From Britannia von Boetticher would breed a horse whose exploits took his passion to a higher plane. He had long admired Walther Jacobs’ international approach to racing and breeding, which mirrored his own.

Jacobs, who founded Gestut Fahrhof, campaigned his multiple champion, Acatenango, outside Germany to gauge his true worth. The horse showed his mettle in winning the 1986 Grand Prix de Saint-Cloud among other significant races.

Ballylinch Stud's champion European first-season sire Lope De Vega

Lope De Vega has gone from strength to strength at Ballylinch Stud – Photo: Peter Mooney

Von Boetticher thought Acatenango a suitable mate for Britannia, and the consequence was Borgia. The champion three-year-old filly in Germany and France in 1997, Borgia was a formidable international competitor.

In addition to winning the Grosser Preis von Baden and the Deutsches Derby, she won the Hong Kong Vase, finished second in the Breeders’ Cup Turf and third behind Peintre Celebre in the Arc.

Although her half-brother, Boreal, would also win the Deutsches Derby, together with the Coronation Cup, Borgia was of greater long-term significance to von Boetticher.

“Waldgeist will have the best chance to succeed by attracting top mares at Ballylinch”

She has three daughters at Ammerland in Bahama Bay, Biscaya Bay and Borgia’s Best, but if the litany of big-race successes suggests von Boetticher has always been blessed by good fortune, the fates have been cruel of late.

In a debilitating sequence of events this year, he lost Borgia’s daughter Born Wild and her daughter, the Prix Vermeille winner Baltic Baroness.
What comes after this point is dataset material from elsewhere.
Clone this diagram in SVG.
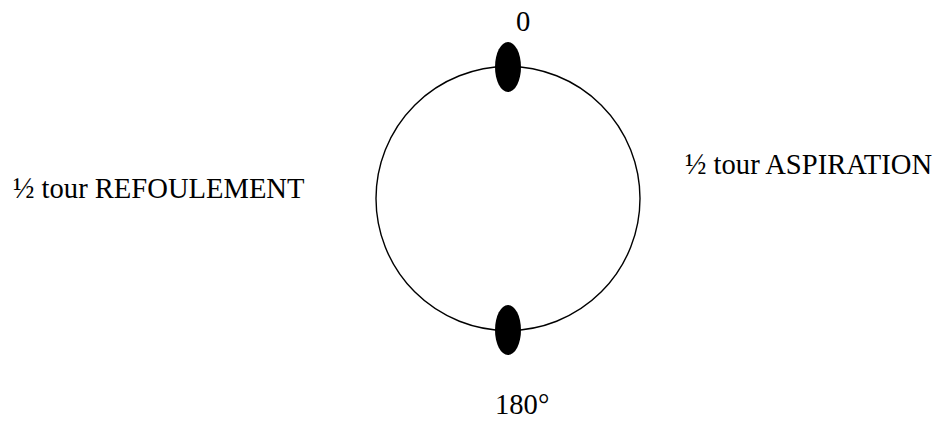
<svg xmlns="http://www.w3.org/2000/svg" width="946" height="421" viewBox="0 0 946 421">
<style>
text { font-family: "Liberation Serif", "Times New Roman", serif; font-size: 28.6px; fill: #000; }
.dot { fill: #000; }
</style>
<rect width="946" height="421" fill="#fff"/>
<g id="cycle">
<circle cx="508" cy="198.5" r="132" fill="none" stroke="#000" stroke-width="1.4"/>
</g>
<g id="top-point">
<ellipse class="dot" cx="508" cy="67" rx="13" ry="25"/>
</g>
<g id="bottom-point">
<ellipse class="dot" cx="508" cy="330" rx="13" ry="25"/>
</g>
<g id="labels">
<text x="516" y="31">0</text>
<text x="495" y="414">180°</text>
<text x="13" y="198">½ tour REFOULEMENT</text>
<text x="685" y="174">½ tour ASPIRATION</text>
</g>
<g id="connectors"></g>
</svg>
Two more to perish were a full-sister to Baltic Baroness and a Sea The Stars yearling out of Baltic Baroness. All this came on top of the loss three years earlier of a full-sister to another stellar von Boetticher runner, Lope De Vega.

The Ballylinch connection

The fact that Ammerland has three half-sisters to Lope De Vega in the paddocks affords some consolation, especially since Lope De Vega continues to go from strength to strength.

His fee at Ballylinch Stud has advanced once again, this time to €100,000 for 2020, when he will be joined on the Ballylinch roster by Waldgeist.

“I am very pleased Waldgeist is going there because John O’Connor and his team did a great job with Lope De Vega from day one,” von Boetticher says. “Yes, I could have stood Waldgeist at Ammerland. All men are vain, aren’t they?

“But while it would have been nice to show him off at home, he will have the best chance to succeed by attracting top mares at Ballylinch. He was such a tough guy. Running in the Arc three times is quite unusual.”

Waldgeist was originally owned in a partnership comprising Coolmore (50 per cent), von Boetticher (25 per cent) and Andreas Jacobs’ Newsells Park Stud (25 per cent).

Waldgeist defeats Enable in the 2019 Prix de l’Arc de Triomphe – Photo: George Selwyn

However, with von Boetticher unwilling to accept a big offer from Hong Kong when Waldgeist was three, he was obliged to buy out Coolmore’s share to keep the horse with Andre Fabre. It was another example of von Boetticher following his gut instinct when those around him favoured Waldgeist’s sale.

Von Boetticher recruited Fabre to his trainers’ rota by taking the bull by the horns. “I had heard it was difficult to persuade him to take on more owners but I wanted access to the best trainers for my horses,” he says.

“I was racing in France one day in 1997 and I just walked up to Andre and asked whether he would train a horse for me. He smiled and said yes he would, and we have been smiling ever since. It has been a wonderful experience. Without a good trainer, nobody can succeed.”

It doubtless helped that Fabre is an admirer of German-bred horses. “He thinks they are strong and not too hot temperamentally,” von Boetticher says.

“He also likes horses to race over Classic distances, which the German breed is designed for.”

With John Gosden also training for him, and with Lope De Vega firmly established among Europe’s leading sires, von Boetticher has all the ingredients in place to extend Ammerland’s prominent position. It is now down to Waldgeist to write the next chapter at Ballylinch.